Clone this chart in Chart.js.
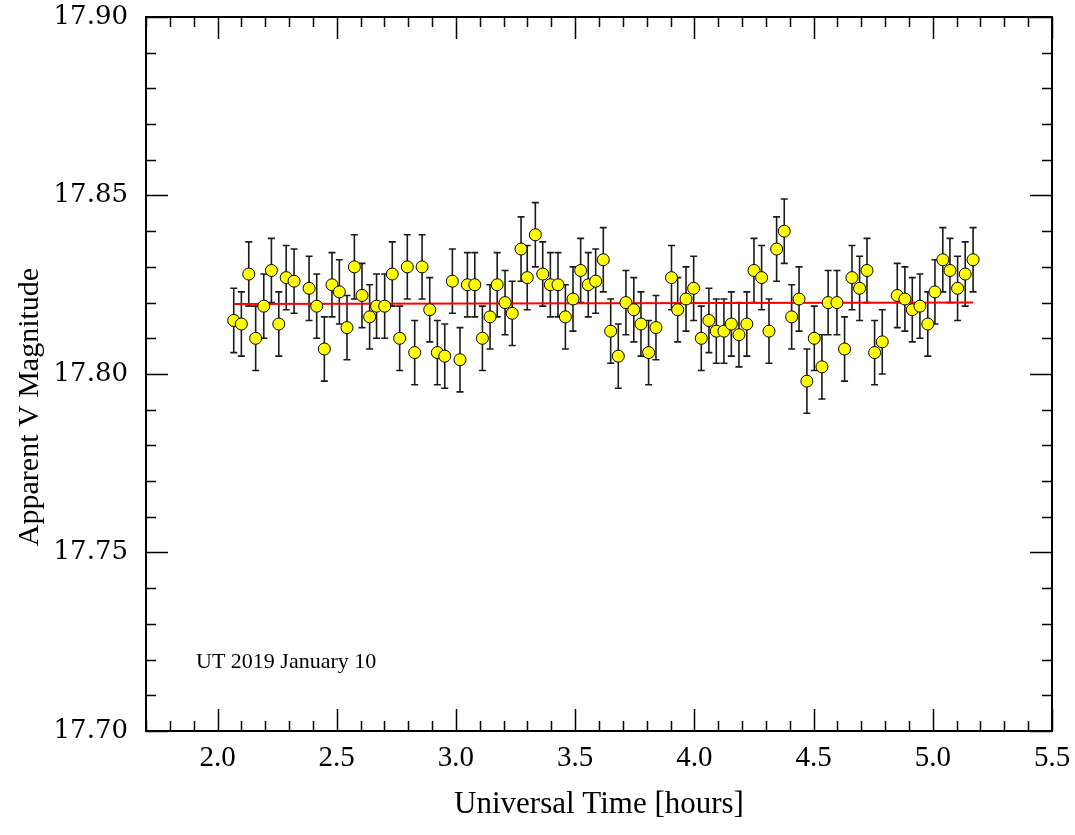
<!DOCTYPE html>
<html>
<head>
<meta charset="utf-8">
<title>Apparent V Magnitude - UT 2019 January 10</title>
<script src="https://cdn.jsdelivr.net/npm/chart.js@4.4.1/dist/chart.umd.min.js"></script>
<style>
  html, body { margin: 0; padding: 0; background: #ffffff; }
  #wrap { width: 1075px; height: 835px; }
</style>
</head>
<body>
<div id="wrap"><canvas id="lightCurve" width="1075" height="835"></canvas></div>
<script>
// Время наблюдения (UT, часы)
const utHours = [
  2.068, 2.100, 2.131, 2.160, 2.194, 2.226, 2.257, 2.288, 2.321, 2.384,
  2.416, 2.448, 2.480, 2.511, 2.543, 2.574, 2.606, 2.638, 2.667, 2.701,
  2.733, 2.764, 2.796, 2.827, 2.858, 2.890, 2.922, 2.953, 2.985, 3.017,
  3.048, 3.079, 3.111, 3.143, 3.173, 3.206, 3.236, 3.273, 3.299, 3.333,
  3.364, 3.396, 3.428, 3.459, 3.491, 3.523, 3.555, 3.586, 3.618, 3.649,
  3.681, 3.713, 3.746, 3.776, 3.808, 3.839, 3.904, 3.930, 3.965, 3.997,
  4.029, 4.061, 4.092, 4.124, 4.155, 4.187, 4.220, 4.250, 4.282, 4.313,
  4.345, 4.377, 4.408, 4.439, 4.472, 4.503, 4.535, 4.561, 4.598, 4.630,
  4.661, 4.693, 4.724, 4.756, 4.788, 4.851, 4.883, 4.914, 4.946, 4.979,
  5.009, 5.042, 5.072, 5.104, 5.136, 5.169
];

// Видимая звёздная величина V
const magV = [
  17.815, 17.814, 17.828, 17.810, 17.819, 17.829, 17.814, 17.827, 17.826, 17.824,
  17.819, 17.807, 17.825, 17.823, 17.813, 17.830, 17.822, 17.816, 17.819, 17.819,
  17.828, 17.810, 17.830, 17.806, 17.830, 17.818, 17.806, 17.805, 17.826, 17.804,
  17.825, 17.825, 17.810, 17.816, 17.825, 17.820, 17.817, 17.835, 17.827, 17.839,
  17.828, 17.825, 17.825, 17.816, 17.821, 17.829, 17.825, 17.826, 17.832, 17.812,
  17.805, 17.820, 17.818, 17.814, 17.806, 17.813, 17.827, 17.818, 17.821, 17.824,
  17.810, 17.815, 17.812, 17.812, 17.814, 17.811, 17.814, 17.829, 17.827, 17.812,
  17.835, 17.840, 17.816, 17.821, 17.798, 17.810, 17.802, 17.820, 17.820, 17.807,
  17.827, 17.824, 17.829, 17.806, 17.809, 17.822, 17.821, 17.818, 17.819, 17.814,
  17.823, 17.832, 17.829, 17.824, 17.828, 17.832
];

// Погрешности (±)
const magErr = [
  0.009, 0.009, 0.009, 0.009, 0.009, 0.009, 0.009, 0.009, 0.009, 0.009,
  0.009, 0.009, 0.009, 0.009, 0.009, 0.009, 0.009, 0.009, 0.009, 0.009,
  0.009, 0.009, 0.009, 0.009, 0.009, 0.009, 0.009, 0.009, 0.009, 0.009,
  0.009, 0.009, 0.009, 0.009, 0.009, 0.009, 0.009, 0.009, 0.009, 0.009,
  0.009, 0.009, 0.009, 0.009, 0.009, 0.009, 0.009, 0.009, 0.009, 0.009,
  0.009, 0.009, 0.009, 0.009, 0.009, 0.009, 0.009, 0.009, 0.009, 0.009,
  0.009, 0.009, 0.009, 0.009, 0.009, 0.009, 0.009, 0.009, 0.009, 0.009,
  0.009, 0.009, 0.009, 0.009, 0.009, 0.009, 0.009, 0.009, 0.009, 0.009,
  0.009, 0.009, 0.009, 0.009, 0.009, 0.009, 0.009, 0.009, 0.009, 0.009,
  0.009, 0.009, 0.009, 0.009, 0.009, 0.009
];

// Линейная аппроксимация (красная линия)
const fitHours = [2.068, 5.169];
const fitMag = [17.8196, 17.8200];

// Подписи осей
const xTickValues = [2.0, 2.5, 3.0, 3.5, 4.0, 4.5, 5.0, 5.5];
const yTickValues = [17.70, 17.75, 17.80, 17.85, 17.90];

const SERIF = '"Liberation Serif", "Times New Roman", serif';
const WIDE_SERIF = '"DejaVu Serif", serif';

// Усы погрешностей под точками
const errorBars = {
  id: 'errorBars',
  beforeDatasetsDraw(chart) {
    const { ctx, scales: { x, y } } = chart;
    ctx.save();
    ctx.strokeStyle = '#1a1a1a';
    ctx.lineWidth = 1.6;
    const cap = 3.5;
    for (let i = 0; i < utHours.length; i++) {
      const px = x.getPixelForValue(utHours[i]);
      const top = y.getPixelForValue(magV[i] + magErr[i]);
      const bot = y.getPixelForValue(magV[i] - magErr[i]);
      ctx.beginPath();
      ctx.moveTo(px, top); ctx.lineTo(px, bot);
      ctx.moveTo(px - cap, top); ctx.lineTo(px + cap, top);
      ctx.moveTo(px - cap, bot); ctx.lineTo(px + cap, bot);
      ctx.stroke();
    }
    ctx.restore();
  }
};

// Рамка и засечки внутрь по всем четырём сторонам, подписи
const frameTicks = {
  id: 'frameTicks',
  afterDraw(chart) {
    const { ctx, chartArea: a, scales: { x, y } } = chart;
    const major = 22, minor = 10;
    ctx.save();
    ctx.strokeStyle = '#000';
    ctx.lineWidth = 1.5;
    ctx.beginPath();
    for (let k = 17; k <= 55; k++) {
      const v = k / 10;
      const px = Math.round(x.getPixelForValue(v)) + 0.5;
      const len = (k % 5 === 0) ? major : minor;
      ctx.moveTo(px, a.bottom); ctx.lineTo(px, a.bottom - len);
      ctx.moveTo(px, a.top); ctx.lineTo(px, a.top + len);
    }
    for (let k = 1770; k <= 1790; k++) {
      const v = k / 100;
      const py = Math.round(y.getPixelForValue(v)) + 0.5;
      const len = (k % 5 === 0) ? major : minor;
      ctx.moveTo(a.left, py); ctx.lineTo(a.left + len, py);
      ctx.moveTo(a.right, py); ctx.lineTo(a.right - len, py);
    }
    ctx.stroke();
    ctx.lineWidth = 2;
    ctx.strokeRect(a.left, a.top, a.right - a.left, a.bottom - a.top);

    ctx.fillStyle = '#000';
    ctx.font = '22px ' + SERIF;
    ctx.textAlign = 'left';
    ctx.textBaseline = 'alphabetic';
    ctx.fillText('UT 2019 January 10', a.left + 50, 668);

    // подпись оси Y (в оригинале смещена ниже центра оси)
    ctx.translate(30, 407);
    ctx.rotate(-Math.PI / 2);
    ctx.font = '30px ' + SERIF;
    ctx.textAlign = 'center';
    ctx.textBaseline = 'middle';
    ctx.fillText('Apparent V Magnitude', 0, 0);
    ctx.restore();
  }
};

const ctx = document.getElementById('lightCurve').getContext('2d');
window.lightCurve = new Chart(ctx, {
  type: 'scatter',
  data: {
    datasets: [
      {
        label: 'V',
        data: utHours.map((t, i) => ({ x: t, y: magV[i] })),
        pointRadius: 6,
        pointHoverRadius: 6,
        pointBackgroundColor: '#ffff00',
        pointBorderColor: '#000000',
        pointBorderWidth: 1,
        showLine: false,
        order: 0
      },
      {
        label: 'fit',
        data: fitHours.map((t, i) => ({ x: t, y: fitMag[i] })),
        showLine: true,
        borderColor: '#ff0000',
        borderWidth: 2,
        pointRadius: 0,
        fill: false,
        order: 1
      }
    ]
  },
  options: {
    responsive: false,
    animation: false,
    devicePixelRatio: 1,
    layout: { autoPadding: false, padding: { left: 0, top: 17, right: 23, bottom: 0 } },
    plugins: {
      legend: { display: false },
      tooltip: { enabled: false }
    },
    scales: {
      x: {
        type: 'linear',
        min: 1.7,
        max: 5.5,
        grid: { display: false, drawTicks: false },
        border: { display: false },
        afterBuildTicks: (s) => { s.ticks = xTickValues.map(v => ({ value: v })); },
        afterFit: (s) => { s.height = 104; s.paddingLeft = 0; s.paddingRight = 0; },
        ticks: {
          color: '#000',
          padding: 10,
          maxRotation: 0,
          font: { family: SERIF, size: 29 },
          callback: (v) => Number(v).toFixed(1)
        },
        title: {
          display: true,
          text: 'Universal Time [hours]',
          color: '#000',
          font: { family: SERIF, size: 31 },
          padding: { top: 0, bottom: 12 }
        }
      },
      y: {
        type: 'linear',
        min: 17.70,
        max: 17.90,
        grid: { display: false, drawTicks: false },
        border: { display: false },
        afterBuildTicks: (s) => { s.ticks = yTickValues.map(v => ({ value: v })); },
        afterFit: (s) => { s.width = 146; s.paddingTop = 0; s.paddingBottom = 0; },
        ticks: {
          color: '#000',
          padding: 18,
          font: { family: WIDE_SERIF, size: 26 },
          callback: (v) => Number(v).toFixed(2)
        },
        title: { display: false }
      }
    }
  },
  plugins: [errorBars, frameTicks]
});
</script>
</body>
</html>
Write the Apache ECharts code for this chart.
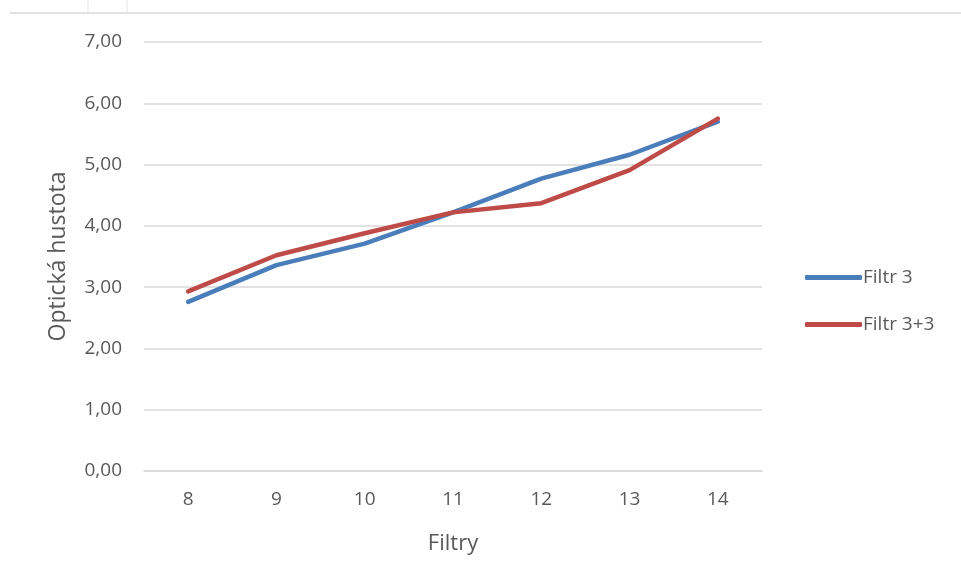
<!DOCTYPE html>
<html>
<head>
<meta charset="utf-8">
<script src="https://cdn.jsdelivr.net/npm/echarts@6/dist/echarts.min.js"></script>
<style>
  html, body { margin: 0; padding: 0; background: #fff; }
  #chart { width: 961px; height: 583px; }
</style>
</head>
<body>
<div id="chart"></div>
<script>
// Filter numbers on the x axis
const categories = ['8', '9', '10', '11', '12', '13', '14'];
// Optical density per filter
const filtr3 = [2.76, 3.36, 3.71, 4.22, 4.77, 5.16, 5.70];
const filtr33 = [2.93, 3.52, 3.88, 4.22, 4.37, 4.91, 5.75];
const seriesNames = ['Filtr 3', 'Filtr 3+3'];

const font = 'Open Sans, Liberation Sans, sans-serif';
const labelColor = '#595959';
const gridColor = '#d9d9d9';

const chart = echarts.init(document.getElementById('chart'), null, { renderer: 'canvas' });

chart.setOption({
  backgroundColor: '#ffffff',
  animation: false,
  grid: { left: 144, right: 199, top: 42, bottom: 112 },
  graphic: [
    { type: 'line', shape: { x1: 10, y1: 13, x2: 961, y2: 13 }, style: { stroke: gridColor, lineWidth: 1.5 } },
    { type: 'line', shape: { x1: 88, y1: 0, x2: 88, y2: 13 }, style: { stroke: '#e6e6e6', lineWidth: 1 } },
    { type: 'line', shape: { x1: 127, y1: 0, x2: 127, y2: 13 }, style: { stroke: '#e6e6e6', lineWidth: 1 } }
  ],
  legend: {
    orient: 'vertical',
    left: 800,
    top: 263,
    itemWidth: 57,
    itemHeight: 5,
    itemGap: 28,
    icon: 'roundRect',
    data: seriesNames,
    textStyle: { color: labelColor, fontSize: 19, fontFamily: font, padding: [0, 0, 0, -4] }
  },
  xAxis: {
    type: 'category',
    data: categories,
    boundaryGap: true,
    name: 'Filtry',
    nameLocation: 'middle',
    nameGap: 62,
    nameTextStyle: { color: labelColor, fontSize: 22, fontFamily: font },
    axisLine: { show: true, lineStyle: { color: gridColor, width: 1.5 } },
    axisTick: { show: false },
    axisLabel: { color: labelColor, fontSize: 19, fontFamily: font, margin: 19 },
    splitLine: { show: false }
  },
  yAxis: {
    type: 'value',
    min: 0,
    max: 7,
    interval: 1,
    name: 'Optická hustota',
    nameLocation: 'middle',
    nameGap: 74,
    nameTextStyle: { color: labelColor, fontSize: 23, fontFamily: font },
    axisLine: { show: false },
    axisTick: { show: false },
    axisLabel: {
      color: labelColor, fontSize: 19, fontFamily: font, margin: 22,
      formatter: v => v.toFixed(2).replace('.', ',')
    },
    splitLine: { lineStyle: { color: gridColor, width: 1.5 } }
  },
  series: [
    {
      name: seriesNames[0],
      type: 'line',
      data: filtr3,
      symbol: 'none',
      smooth: false,
      itemStyle: { color: '#4a7ebb' },
      lineStyle: { color: '#4a7ebb', width: 4.5, cap: 'round', join: 'round' }
    },
    {
      name: seriesNames[1],
      type: 'line',
      data: filtr33,
      symbol: 'none',
      smooth: false,
      itemStyle: { color: '#be4b48' },
      lineStyle: { color: '#be4b48', width: 4.5, cap: 'round', join: 'round' }
    }
  ]
});
</script>
</body>
</html>
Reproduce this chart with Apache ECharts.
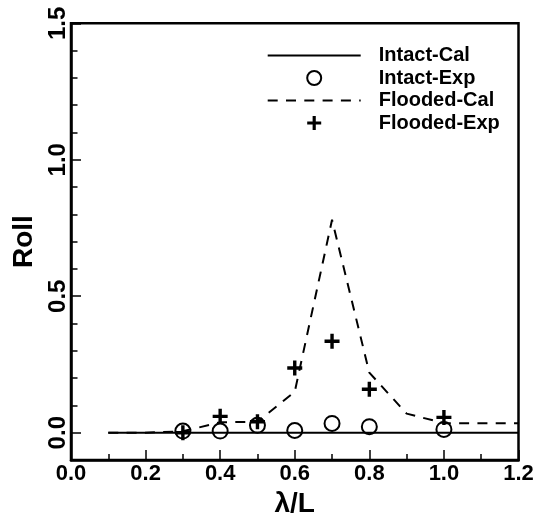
==========
_SET TASK_:
With the pictures removed from your copy, retype the lines above from the one that contains "Write the Apache ECharts code for this chart." through the one that contains "const seriesNames = ['Filtr 3', 'Filtr 3+3'];", exactly.

_THE COMPLETED TASK_:
Write the Apache ECharts code for this chart.
<!DOCTYPE html>
<html>
<head>
<meta charset="utf-8">
<script src="https://cdn.jsdelivr.net/npm/echarts@6/dist/echarts.min.js"></script>
<style>
  html, body { margin: 0; padding: 0; background: #fff; }
  #chart { width: 961px; height: 583px; }
</style>
</head>
<body>
<div id="chart"></div>
<script>
// Filter numbers on the x axis
const categories = ['8', '9', '10', '11', '12', '13', '14'];
// Optical density per filter
const filtr3 = [2.76, 3.36, 3.71, 4.22, 4.77, 5.16, 5.70];
const filtr33 = [2.93, 3.52, 3.88, 4.22, 4.37, 4.91, 5.75];
const seriesNames = ['Filtr 3', 'Filtr 3+3'];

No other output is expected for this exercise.